Other than that, the story was just there to fill the hour and to fill the episode and go to the next. The writers obviously didn’t think it was necessary to develop the plot or characters or show why TERRA NOVA should be considered “must-see TV” with that kind of production budget. This episode didn’t care to show why I should be interested in the characters, and why I was supposed to be hoping for their survival during the horny bird attack. By the way: No one died during the airborne assault? Three armed-to-the-teeth soldiers were shredded to pieces out in the open, but everyone inside the gates who got attacked by thousands of these beasts survived? I was at least hoping for one of the birds to get to Josh (or to Malcolm), so that he could have been a victim of the mating ritual. That would have been at least funny, and when I think about a dinosaur attack being funny, something must be wrong with the storytelling.

While we’re at it with Josh: The story of him wanting that guitar was very teen-soapy. It’s what anyone should be expecting from a show involving teenagers in love. They always try to impress each other. And the fact that TERRA NOVA wanted to be about that, at least with their teenage characters, made the show extremely uninteresting from the start. That was a reason this episode has been so disappointing for me, and it’s the simple fact that the writers tried to build in soft teenage soap opera that feels very alienating amid dinosaurs, survival, and science-fiction action.

 

Little children shouldn't play with dinosaurs.
 

At least the action sequences of the show were interesting to look at here. The attack on Terra Nova might have looked a little too artificial with all the VFX birds flying around, but there was a sense of urgency and thrill with Elisabeth and Malcolm working on the pheromones while the birds were making noises outside and possibly attacking the colonists in their homes. And though I was disappointed, because no one was lifted into the sky in an attempt to get eaten (like that one awful JURASSIC WORLD death), the chaos was almost good enough to save the episode, or at least that part of the story.

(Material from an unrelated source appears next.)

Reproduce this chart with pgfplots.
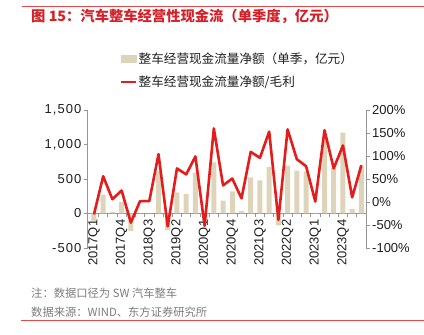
\documentclass[border=0pt]{standalone}
\usepackage{pgfplots}
\pgfplotsset{compat=1.18}
\usepackage{pgfplotstable}
\usepackage{fontspec}
\setmainfont{Liberation Sans}
\newfontfamily\cjk{Noto Sans CJK SC}
\newfontfamily\lsp{Liberation Sans}[LetterSpace=8]

\definecolor{bartan}{RGB}{222,212,186}
\definecolor{linered}{RGB}{228,28,28}
\definecolor{axisgray}{RGB}{150,150,150}
\definecolor{labtext}{RGB}{30,30,30}
\definecolor{notegray}{RGB}{125,125,125}
\definecolor{titlered}{RGB}{214,32,40}
\definecolor{rulered}{RGB}{232,72,72}

\pgfplotstableread{
i bar ratio
0 -110 -0.27
1 274 0.56
2 25 0.06
3 169 0.25
4 -255 -0.45
5 3 0.02
6 3 0.02
7 610 1.04
8 -245 -0.53
9 307 0.73
10 284 0.60
11 587 0.99
12 -30 -0.52
13 740 1.60
14 188 0.36
15 322 0.51
16 34 0.08
17 524 1.09
18 481 0.96
19 674 1.53
20 -173 -0.39
21 693 1.58
22 620 0.93
23 610 0.78
24 10 0.01
25 1100 1.56
26 659 0.73
27 1173 1.23
28 67 0.10
29 683 0.80
}\data

\begin{document}
\begin{tikzpicture}
\path[use as bounding box] (0,0) rectangle (424pt,335pt);
\draw[rulered, line width=0.8pt] (22pt,329pt) -- (424pt,329pt);
\draw[rulered, line width=0.8pt] (21pt,15pt) -- (424pt,15pt);
\node[anchor=west, inner sep=0pt, text=titlered, font=\cjk\bfseries\fontsize{14.3}{15}\selectfont] at (31pt,318.5pt) {图 15：汽车整车经营性现金流（单季度，亿元）};
\node[anchor=west, inner sep=0pt, text=notegray, font=\cjk\fontsize{11.3}{12}\selectfont] at (31pt,42pt) {注：数据口径为 SW 汽车整车};
\node[anchor=west, inner sep=0pt, text=notegray, font=\cjk\fontsize{11.3}{12}\selectfont] at (31pt,23pt) {数据来源：WIND、东方证券研究所};

\begin{axis}[
  at={(87.5pt,87pt)}, anchor=south west,
  scale only axis, width=278.5pt, height=138pt,
  xmin=-0.7, xmax=29.5, ymin=-500, ymax=1500,
  axis x line=middle, axis y line=left,
  hide obscured x ticks=false, hide obscured y ticks=false,
  axis line style={-, draw=axisgray, line width=0.6pt},
  xtick={0,3,...,27},
  xticklabels={2017Q1,2017Q4,2018Q3,2019Q2,2020Q1,2020Q4,2021Q3,2022Q2,2023Q1,2023Q4},
  minor xtick={0.5,1.5,...,28.5},
  tick align=outside,
  major x tick style={draw=none},
  major tick length=4pt, minor tick length=4pt,
  tick style={axisgray, line width=0.6pt},
  xticklabel style={rotate=90, anchor=east, font=\fontsize{13}{13}\selectfont, text=labtext, inner sep=2pt},
  ytick={-500,0,500,1000,1500},
  yticklabels={-500,0,500,{1,000},{1,500}},
  yticklabel style={font=\lsp\fontsize{13}{13}\selectfont, text=labtext, inner sep=2pt},
  clip=false,
]
\addplot[ybar, bar width=5pt, fill=bartan, draw=none] table[x=i,y=bar]{\data};
\end{axis}

\begin{axis}[
  at={(87.5pt,87pt)}, anchor=south west,
  scale only axis, width=278.5pt, height=138pt,
  xmin=-0.7, xmax=29.5, ymin=-1, ymax=2,
  axis x line=none, axis y line=right,
  axis line style={-, draw=axisgray, line width=0.6pt},
  tick align=outside,
  major tick length=4pt,
  tick style={axisgray, line width=0.6pt},
  ytick={-1,-0.5,0,0.5,1,1.5,2},
  yticklabels={-100\%,-50\%,0\%,50\%,100\%,150\%,200\%},
  yticklabel style={font=\fontsize{13}{13}\selectfont, text=labtext, inner sep=2pt},
  clip=false,
  legend style={at={(0.1060,1.445)}, anchor=north west, draw=none, fill=none,
    font=\cjk\fontsize{12.6}{15}\selectfont, text=labtext, cells={anchor=west}, row sep=8pt,
    nodes={inner sep=1.5pt}},
]
\addlegendimage{legend image code/.code={\fill[bartan] (0pt,-3.5pt) rectangle (15pt,3.5pt);}}
\addlegendentry{整车经营现金流量净额（单季，亿元）}
\addplot[linered, line width=2.6pt, line join=round, mark=none,
  legend image code/.code={\draw[linered, line width=2pt] (0pt,0pt) -- (15pt,0pt);}]
  table[x=i,y=ratio]{\data};
\addlegendentry{整车经营现金流量净额/毛利}
\end{axis}
\end{tikzpicture}
\end{document}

Meanwhile, I noticed that a few seconds were spent creating more plot points for the series (while others, like the equations on the rocks, were forgotten): As expected, the Sixers have a spy in the Terra Nova compound, but that was already obvious in the pilot episode because Mira mentioned she had friends inside Terra Nova, making it unmistakable that the Sixers have friends inside the colony. In a way, the writers weren’t creating a story here, they were reusing a fact from the pilot, to refresh the viewers’ minds that, oh yeah, there is a spy in Terra Nova. That’s a story that will keep the characters and the viewers busy for a little bit. This science-fiction dinosaur show now has a spy thriller embedded within it.